Former prime minister Shahid Khaqan Abbasi, who heads the Awaam Pakistan political party, attended the summit along with Jamaat-e-Islami senior leader Liaquat Baloch, Muttahida Quami Movement-Pakistan’s Waseem Akhtar and Haroon Ur Rashid, president of the Supreme Court Bar Association. Journalists Asma Shirazi and Fahd Husain also attended the meeting. 

Members of the Pakistan Peoples Party, the ruling Pakistan Muslim League-Nawaz (PML-N) and the PTI did not attend the gathering. 

The NDC urged Prime Minister Shehbaz Sharif, President Asif Ali Zardari and PML-N chief Nawaz Sharif to initiate talks with the opposition. It said after the government forms its team, the NDC will announce the names of the opposition negotiating team after holding consultations with its jailed members. 

“Let us create some environment. Let us bring some temperatures down and then we will do it,” Ismail said regarding a potential meeting with the jailed Khan. 

Muhammad Ali Saif, a former adviser to the Khyber Pakhtunkhwa chief minister, told participants of the meeting that Pakistan was currently in a “dysfunctional state” due to extreme political polarization.

“The tension between the PTI and the institutions, particularly the army, at the moment is the most fundamental, the most prominent and the most crucial issue,” Saif noted. 

‘CHANGED FACES’

The summit proposed six specific confidence-building measures.
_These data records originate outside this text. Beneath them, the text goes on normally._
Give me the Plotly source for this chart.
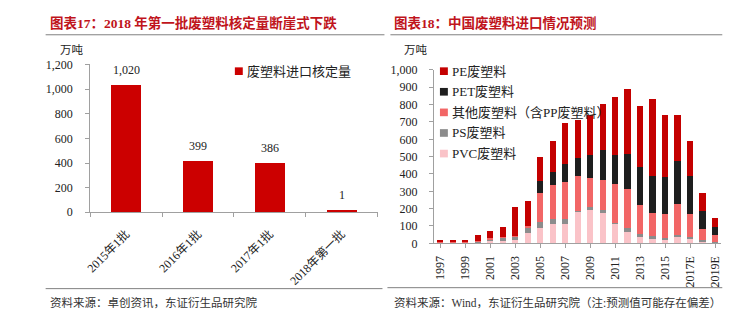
import plotly.graph_objects as go

W, H = 755, 333

# 图表17：废塑料进口核定量（万吨）
batches = ["2015年1批", "2016年1批", "2017年1批", "2018年第一批"]
approved = [1020, 399, 386, 1]
approved_name = "废塑料进口核定量"

# 图表18：中国废塑料进口情况（万吨）
years = ["1997", "1998", "1999", "2000", "2001", "2002", "2003", "2004",
         "2005", "2006", "2007", "2008", "2009", "2010", "2011", "2012",
         "2013", "2014", "2015", "2016", "2017E", "2018E", "2019E"]
year_ticks = ["1997", "1999", "2001", "2003", "2005", "2007", "2009", "2011",
              "2013", "2015", "2017E", "2019E"]
pvc = [3, 3, 3, 5, 15, 15, 20, 58, 91, 113, 113, 182, 192, 173, 117, 68,
       36, 27, 22, 40, 27, 13, 2]
ps = [1, 1, 1, 5, 8, 20, 22, 35, 33, 27, 27, 5, 18, 19, 3, 23,
      19, 13, 9, 9, 9, 9, 3]
other = [2, 2, 2, 5, 7, 2, 3, 5, 168, 198, 212, 200, 164, 173, 221, 223,
         164, 137, 141, 179, 132, 60, 41]
pet = [0, 0, 0, 0, 0, 0, 0, 0, 68, 73, 108, 106, 137, 173, 166, 201,
       219, 210, 208, 246, 221, 106, 51]
pe = [12, 12, 12, 32, 40, 59, 167, 145, 138, 180, 233, 219, 228, 265, 338, 376,
      356, 445, 359, 265, 199, 104, 49]

series_names = ["PVC废塑料", "PS废塑料", "其他废塑料（含PP废塑料）", "PET废塑料", "PE废塑料"]
series_values = [pvc, ps, other, pet, pe]
series_colors = ["#FAC3C8", "#8C8C8C", "#F26666", "#1E1E1E", "#C40000"]

FONT = "Liberation Serif, Noto Sans CJK SC, serif"
TITLE_RED = "#C0141C"
AXIS_GREY = "#A0A0A0"


def px(x):
    return x / W


def py(y):
    return 1 - y / H


fig = go.Figure()

# the outline keeps very small batches visible above the axis line
fig.add_trace(go.Bar(
    x=batches, y=approved, name=approved_name,
    marker=dict(color="#CC0000", line=dict(color="#CC0000", width=4)),
    xaxis="x", yaxis="y", showlegend=False, width=0.36,
))

for name, vals, col in zip(series_names, series_values, series_colors):
    fig.add_trace(go.Bar(
        x=years, y=vals, name=name, marker=dict(color=col, line=dict(width=0)),
        xaxis="x2", yaxis="y2", showlegend=False, width=0.5,
    ))

axis_common = dict(showline=True, linecolor=AXIS_GREY, linewidth=1, showgrid=False,
                   zeroline=False, ticks="outside", ticklen=4, tickcolor=AXIS_GREY,
                   tickfont=dict(family=FONT, size=12, color="#222"))

fig.update_layout(
    width=W, height=H,
    margin=dict(l=0, r=0, t=0, b=0),
    paper_bgcolor="white", plot_bgcolor="white",
    barmode="stack",
    font=dict(family=FONT, size=12, color="#222"),
    xaxis=dict(domain=[px(85), px(375)], anchor="y", type="category",
               tickson="boundaries", tickangle=-45, ticklabelstandoff=9,
               **axis_common),
    yaxis=dict(domain=[py(214.3), py(60)], anchor="x", range=[0, 1200], dtick=200,
               tickformat=",d", ticklabelstandoff=10, **axis_common),
    xaxis2=dict(domain=[px(432), px(722)], anchor="y2", type="category",
                tickmode="array", tickvals=year_ticks, ticktext=year_ticks,
                tickangle=-90, ticklabelstandoff=3, **axis_common),
    yaxis2=dict(domain=[py(246.7), py(65.7)], anchor="x2", range=[0, 1000], dtick=100,
                tickformat=",d", ticklabelstandoff=9, **axis_common),
)

annotations = []
shapes = []

# value labels above the approval bars
for b, v in zip(batches, approved):
    annotations.append(dict(x=b, y=v, xref="x", yref="y", text=f"{v:,}",
                            showarrow=False, yanchor="bottom", yshift=8,
                            font=dict(family=FONT, size=12, color="#222")))

# panel titles, units and sources
texts = [
    (42, 17, "图表17：2018 年第一批废塑料核定量断崖式下跌", 13.5, TITLE_RED, True),
    (390, 17, "图表18：中国废塑料进口情况预测", 13.5, TITLE_RED, True),
    (52, 45, "万吨", 11.5, "#222", False),
    (400, 45, "万吨", 11.5, "#222", False),
    (42, 308, "资料来源：卓创资讯，东证衍生品研究院", 11.5, "#333", False),
    (390, 308, "资料来源：Wind，东证衍生品研究院（注:预测值可能存在偏差）", 11.5, "#333", False),
]
for x, y, t, size, col, bold in texts:
    annotations.append(dict(x=px(x), y=py(y), xref="paper", yref="paper",
                            text=f"<b>{t}</b>" if bold else t, showarrow=False,
                            xanchor="left", yanchor="middle",
                            font=dict(family=FONT, size=size, color=col)))

# rules under titles and above sources
for x0, x1, y in [(40, 382, 29), (388, 723, 29), (40, 380, 294), (385, 723, 293)]:
    shapes.append(dict(type="line", xref="paper", yref="paper",
                       x0=px(x0), x1=px(x1), y0=py(y), y1=py(y),
                       line=dict(color="#808080", width=1)))

# legends drawn as swatches with labels
legend_items = [(approved_name, "#CC0000", 231, 67)]
for i, (name, col) in enumerate(zip(series_names[::-1], series_colors[::-1])):
    legend_items.append((name, col, 438, 67 + 21.5 * i))
for name, col, x, y in legend_items:
    shapes.append(dict(type="rect", xref="paper", yref="paper",
                       x0=px(x), x1=px(x + 8), y0=py(y + 4), y1=py(y - 4),
                       fillcolor=col, line=dict(width=0)))
    annotations.append(dict(x=px(x + 10), y=py(y), xref="paper", yref="paper",
                            text=name, showarrow=False, xanchor="left",
                            yanchor="middle",
                            font=dict(family=FONT, size=13, color="#222")))

fig.update_layout(annotations=annotations, shapes=shapes)

fig.write_html("out.html")
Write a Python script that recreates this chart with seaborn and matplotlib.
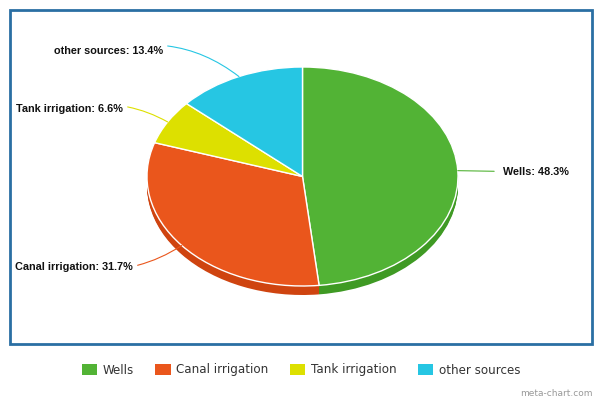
import numpy as np
import matplotlib
matplotlib.use("Agg")
import matplotlib.pyplot as plt
import seaborn as sns
from matplotlib.patches import Patch, Rectangle

# datos
sources = ["Wells", "Canal irrigation", "Tank irrigation", "other sources"]
shares = [48.3, 31.7, 6.6, 13.4]
colors = ["#52b335", "#ea561c", "#dde000", "#26c6e3"]
side_colors = ["#3f9a24", "#cf4410", "#b9bb00", "#1ea6bf"]

sns.set_theme(style="white")
plt.rcParams["font.family"] = ["DejaVu Sans"]

W, H = 602, 401
fig = plt.figure(figsize=(W / 100, H / 100), dpi=100)

# marco azul
frame = fig.add_axes([0, 0, 1, 1])
frame.set_xlim(0, W)
frame.set_ylim(H, 0)
frame.axis("off")
frame.add_patch(Rectangle((10, 10), 582, 334, fill=False, edgecolor="#2a6fa3", lw=2))

# pie (caja de la elipse en pixeles)
cx, cy, rx, ry = 302.5, 176.5, 155.5, 109.5
depth = 9 / ry
ax = fig.add_axes([(cx - rx) / W, (H - cy - ry) / H, 2 * rx / W, 2 * ry / H])

for d in np.linspace(depth, 0.005, 10):
    ax.pie(shares, colors=side_colors, startangle=90, counterclock=False,
           center=(0, -d), radius=1, wedgeprops={"linewidth": 0})
wedges, _ = ax.pie(shares, colors=colors, startangle=90, counterclock=False,
                   radius=1, wedgeprops={"edgecolor": "white", "linewidth": 1})
ax.set_aspect("auto")
ax.set_xlim(-1, 1)
ax.set_ylim(-1, 1)
ax.axis("off")

# etiquetas con conectores
label_pos = [(503, 172, "left", 0.0), (133, 267, "right", 0.2),
             (123, 109, "right", -0.2), (163, 51, "right", -0.25)]
cum = np.cumsum([0] + shares[:-1])
for i, s in enumerate(sources):
    theta = np.deg2rad((cum[i] + shares[i] / 2) / 100 * 360)
    anchor = (np.sin(theta), np.cos(theta))
    tx, ty, ha, rad = label_pos[i]
    ax.annotate(f"{s}: {shares[i]}%", xy=anchor, xycoords="data",
                xytext=(tx, H - ty), textcoords="figure pixels",
                ha=ha, va="center", fontsize=7.8, fontweight="bold",
                family="Liberation Sans", color="#111111",
                annotation_clip=False,
                arrowprops=dict(arrowstyle="-", color=colors[i], lw=0.8,
                                shrinkA=4 if ha == "left" else 1, shrinkB=0,
                                connectionstyle=f"arc3,rad={rad}"))

# leyenda
handles = [Patch(facecolor=c, edgecolor="none") for c in colors]
fig.legend(handles, sources, loc="center", bbox_to_anchor=(0.5, 1 - 370 / H),
           ncol=4, frameon=False, fontsize=8.6, handlelength=1.3,
           handleheight=1.05, handletextpad=0.45, columnspacing=1.8,
           labelcolor="#333333")

fig.text(593 / W, 1 - 393 / H, "meta-chart.com", ha="right", va="center",
         fontsize=6.5, color="#999999")

fig.savefig("out.png", dpi=100)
These included lifting an alleged ban on political activities and the appointment of the leaders of opposition in Pakistan’s Senate and National Assembly. 

The joint communique called for the immediate release of women political prisoners, such as Khan’s wife Bushra Bibi and PTI leader Yasmin Rashid, and the withdrawal of cases against supporters of political parties.

The communiqué also called for an end to media censorship and proposed that the government and opposition should “neither use the Pakistan Armed Forces for their politics nor engage in negative propaganda against them.”

Amir Khan, an overseas Pakistani businessperson, complained that frequent political changes in the country had undermined investors’ confidence.

“I came here with investment ideas, I came to know that faces have changed after a year,” Amir Khan said, referring to the frequent change in government personnel. 

Khan’s party, on the other hand, has been calling for a “meaningful” political dialogue with the government. 

However, it has accused the government of denying PTI members meetings with Khan in the Rawalpindi prison where he remains incarcerated. 

“For dialogue to be meaningful, it is essential that these authorized representatives are allowed regular and unhindered access to Imran Khan so that any engagement accurately reflects his views and PTI’s collective position,” PTI leader Azhar Leghari told Arab News last week.